Espero que te sirva de ayuda .


----------



## Peterdg

Miquel Àngel said:


> Han hablado de este tema aquí y aquí.
> 
> Espero que te sirva de ayuda .


Gracias. Ya había visto estas entradas. Pero, lo que me interesa es si es una palabra  en català (el autor, si no me equivoco, siendo catalán).


----------



## Miquel Àngel

Pues que yo sepa no existe semejante palabra en catalán. Y de existir sería algo así como _rellum_ (luz = llum), pero bueno no está recogida ninguna de las dos palabras en el diccionario.


----------



## Peterdg

Miquel Àngel said:


> Pues que yo sepa no existe semejante palabra en catalán. Y de existir sería algo así como _rellum_ (luz = llum), pero bueno no está recogida ninguna de las dos palabras en el diccionario.


¡Muchas gracias!

Estamos leyendo el libro en clase y estoy seguro de que la pregunta surgirá ya que "reluz" tampoco está en los diccionarios de castellano. Por lo menos ahora sé lo que tengo que contestar


----------



## RIU

Hola, 

Ignoro si és normatiu, tanmateix _rellum_ indica que la llum és somorta, apagada, si fa no fa el que ens diu l'autor en la frase que ens has posat. Pot ser sigui una traducció literal que ja li estava be. Ara: segurament hi ha una expresió més encertada als diccionaris.


----------



## chics

Jo penso que es refereix a "resol" però o bé que no ve del sol directament, sinó que és llum reflectida en un vidre, per exemple (no sé perquè penso en la pel·li _El resplandor_...) o bé per enfacitar que no és un dia assoleiat. Zafón intenta crear una atmosfera gòtica, amb vent i pluja a tothora, la nit, etc.

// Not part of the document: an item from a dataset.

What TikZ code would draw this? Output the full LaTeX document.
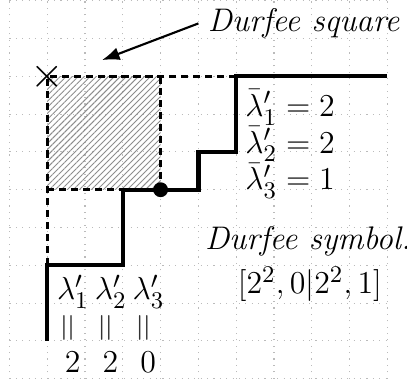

A mi sí que em sona _rellum_ però potser és d'haver-li llegit a ell.


----------



## Elessar

Rellum *sí* és una paraula en català:

RELLUM _m. _
Reflectiment de llum (Mall.); cast. _reflejo. _Amb so rellum d'es ressol que pega de repel an es panyo, Maura Aygof. 148.

Font: Diccionari Català Valencià Balear, molt útil en aquests casos.

Respecte de si existeix també en castellà, la llengua és molt rica, i no totes les paraules apareixen als diccionaris. És normal que moltes amb el *sufix re-* no hi siguen. Així que, sí, podria ser una traducció literal catalana, però també una paraula castellana amb usos restringits o dialectals.

Salut!


----------



## Peterdg

¡Muchísimas gracias!

Siento que no hable ni escriba català pero entiendo bastante para comprender lo que me habéis escrito.

Peter


----------